Kimjongilia

Apart from his status as a charter member of the “Axis of Evil,” Kim Jong Il has remained enigmatic to most Westerners, who likely know as much about the North Korean dictator via Trey Parker and Matt Stone's Team America: World Police (2004) as they do from the evening news. This is by design, of course. Kim presides over one of the world's most isolated nations, where he retains power with tactics of fear, misinformation, imprisonment, and cultivated hero worship. N. C. Heikin's documentary Kimjongilia might not reveal much about Kim's private life, but it gives long-overdue voice to those who've suffered under the dictator's reign.
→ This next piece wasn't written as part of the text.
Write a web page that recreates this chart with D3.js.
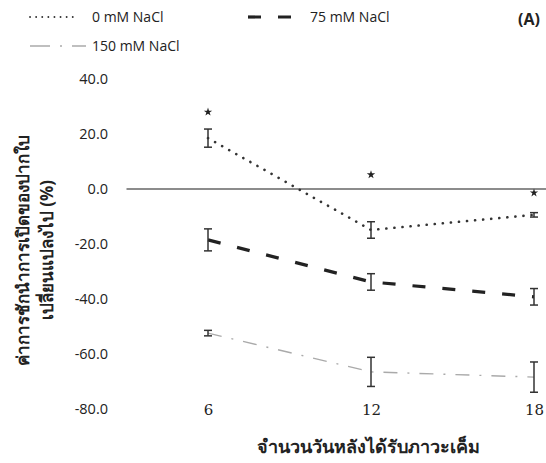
<!DOCTYPE html>
<html>
<head>
<meta charset="utf-8">
<script src="https://cdn.jsdelivr.net/npm/d3@7"></script>
<style>
  html, body { margin: 0; padding: 0; background: #fff; }
  svg { display: block; }
  text { font-family: "Open Sans", "Noto Sans", sans-serif; fill: #222; }
</style>
</head>
<body>
<svg id="chart" width="546" height="463"></svg>
<script>
// Days after salt stress
const days = [6, 12, 18];
// Change in stomatal conductance (%) for each NaCl level
const nacl0 = [18.5, -14.9, -9.4];
const nacl0Err = [3.3, 3.0, 0.8];
const nacl75 = [-18.5, -33.8, -39.2];
const nacl75Err = [4.0, 3.0, 3.0];
const nacl150 = [-52.4, -66.5, -68.4];
const nacl150Err = [1.0, 5.3, 5.5];
// Significance marks (value where the asterisk sits)
const sigPos = [28.0, 5.2, -1.4];
const yTicks = [40, 20, 0, -20, -40, -60, -80];
const seriesNames = ["0 mM NaCl", "75 mM NaCl", "150 mM NaCl"];

const svg = d3.select("#chart");
const W = 546;

const x = d3.scaleLinear().domain([6, 18]).range([208, 534]);
const y = d3.scaleLinear().domain([-80, 40]).range([409, 79]);

// Y axis labels only (no axis line)
const yAxis = d3.axisLeft(y).tickValues(yTicks).tickFormat(d3.format(".1f")).tickSize(0).tickPadding(0);
const gy = svg.append("g").attr("transform", "translate(108,0)").call(yAxis);
gy.select(".domain").remove();
gy.selectAll("text").style("font-size", "14.5px").attr("fill", "#222")
  .style("font-family", "'Open Sans', sans-serif")
  .text(d => d3.format(".1f")(d).replace("−", "-"));

// X axis labels
const xAxis = d3.axisBottom(x).tickValues(days).tickSize(0).tickPadding(0);
const gx = svg.append("g").attr("transform", "translate(0,404)").call(xAxis);
gx.select(".domain").remove();
gx.selectAll("text").style("font-size", "15px").attr("fill", "#222")
  .style("font-family", "'DejaVu Serif', serif");

// Zero reference line
svg.append("line")
  .attr("x1", x(3)).attr("x2", W)
  .attr("y1", y(0)).attr("y2", y(0))
  .attr("stroke", "#666").attr("stroke-width", 1.3);

const styles = [
  { color: "#333", width: 2.6, dash: "0.1,8", cap: "round" },
  { color: "#222", width: 3.2, dash: "13,17", cap: "butt" },
  { color: "#aaa", width: 1.4, dash: "14,10,2,10", cap: "butt" }
];
const values = [nacl0, nacl75, nacl150];
const errs = [nacl0Err, nacl75Err, nacl150Err];

const line = d3.line().x((d, i) => x(days[i])).y(d => y(d));

values.forEach((vals, s) => {
  const st = styles[s];
  svg.append("path")
    .attr("d", line(vals))
    .attr("fill", "none")
    .attr("stroke", st.color)
    .attr("stroke-width", st.width)
    .attr("stroke-dasharray", st.dash)
    .attr("stroke-linecap", st.cap);

  // Error bars
  const g = svg.append("g").attr("stroke", "#333").attr("stroke-width", 1.5);
  vals.forEach((v, i) => {
    const cx = x(days[i]);
    const top = y(v + errs[s][i]);
    const bot = y(v - errs[s][i]);
    g.append("line").attr("x1", cx).attr("x2", cx).attr("y1", top).attr("y2", bot);
    g.append("line").attr("x1", cx - 4).attr("x2", cx + 4).attr("y1", top).attr("y2", top);
    g.append("line").attr("x1", cx - 4).attr("x2", cx + 4).attr("y1", bot).attr("y2", bot);
  });
});

// Significance asterisks
svg.append("g").selectAll("path")
  .data(sigPos)
  .join("path")
  .attr("transform", (d, i) => `translate(${x(days[i])},${y(d)})`)
  .attr("d", d3.symbol(d3.symbolStar, 22)())
  .attr("fill", "#222");

// Legend
const legend = [
  { x1: 30, x2: 78, y: 17, tx: 92 },
  { x1: 248, x2: 296, y: 17, tx: 310 },
  { x1: 30, x2: 86, y: 46, tx: 92 }
];
legend.forEach((l, s) => {
  const st = styles[s];
  svg.append("line")
    .attr("x1", l.x1).attr("x2", l.x2).attr("y1", l.y).attr("y2", l.y)
    .attr("stroke", st.color)
    .attr("stroke-width", s === 0 ? 1.8 : st.width)
    .attr("stroke-dasharray", s === 0 ? "0.1,6" : (s === 1 ? "13,17" : "20,10,2,10"))
    .attr("stroke-linecap", st.cap);
  svg.append("text")
    .attr("x", l.tx).attr("y", l.y).attr("dy", "0.35em")
    .style("font-size", "14px")
    .text(seriesNames[s]);
});

svg.append("text")
  .attr("x", 540).attr("y", 19).attr("dy", "0.35em")
  .attr("text-anchor", "end")
  .style("font-size", "16px").style("font-weight", "bold")
  .text("(A)");

// Axis titles
svg.append("text")
  .attr("x", 368).attr("y", 447).attr("dy", "0.35em")
  .attr("text-anchor", "middle")
  .style("font-size", "18px").style("font-weight", "bold")
  .text("จำนวนวันหลังได้รับภาวะเค็ม");

const yt = svg.append("text")
  .attr("transform", "translate(23,250) rotate(-90)")
  .attr("text-anchor", "middle")
  .style("font-size", "17px").style("font-weight", "bold");
yt.append("tspan").attr("x", 0).attr("dy", "0.35em").text("ค่าการชักนำการเปิดของปากใบ");
yt.append("tspan").attr("x", 0).attr("dy", "1.4em").text("เปลี่ยนแปลงไป (%)");
</script>
</body>
</html>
The film's backbone is a series of interviews, in which about a dozen refugees tell their thrilling stories of escape from horrific conditions: multiple generations of families are sent to prison camps for one person's perceived crime, prisoners are systematically executed in front of their loved ones, and famine and sickness plague the countryside. Though the film maintains a furious tone, it is far from homogenous. Kimjongilia playfully mixes interviews with dance performances, North Korean propaganda films, reenacted sequences, and animation. Heikin's choice of interview subjects is equally varied-from impoverished peasants to former military officers and upper-class artists. The result is a devastating indictment of one of the world's worst dictators and a call for justice; as one interviewee aptly puts it: “If the person who created such a place isn't a criminal, I don't know who is.”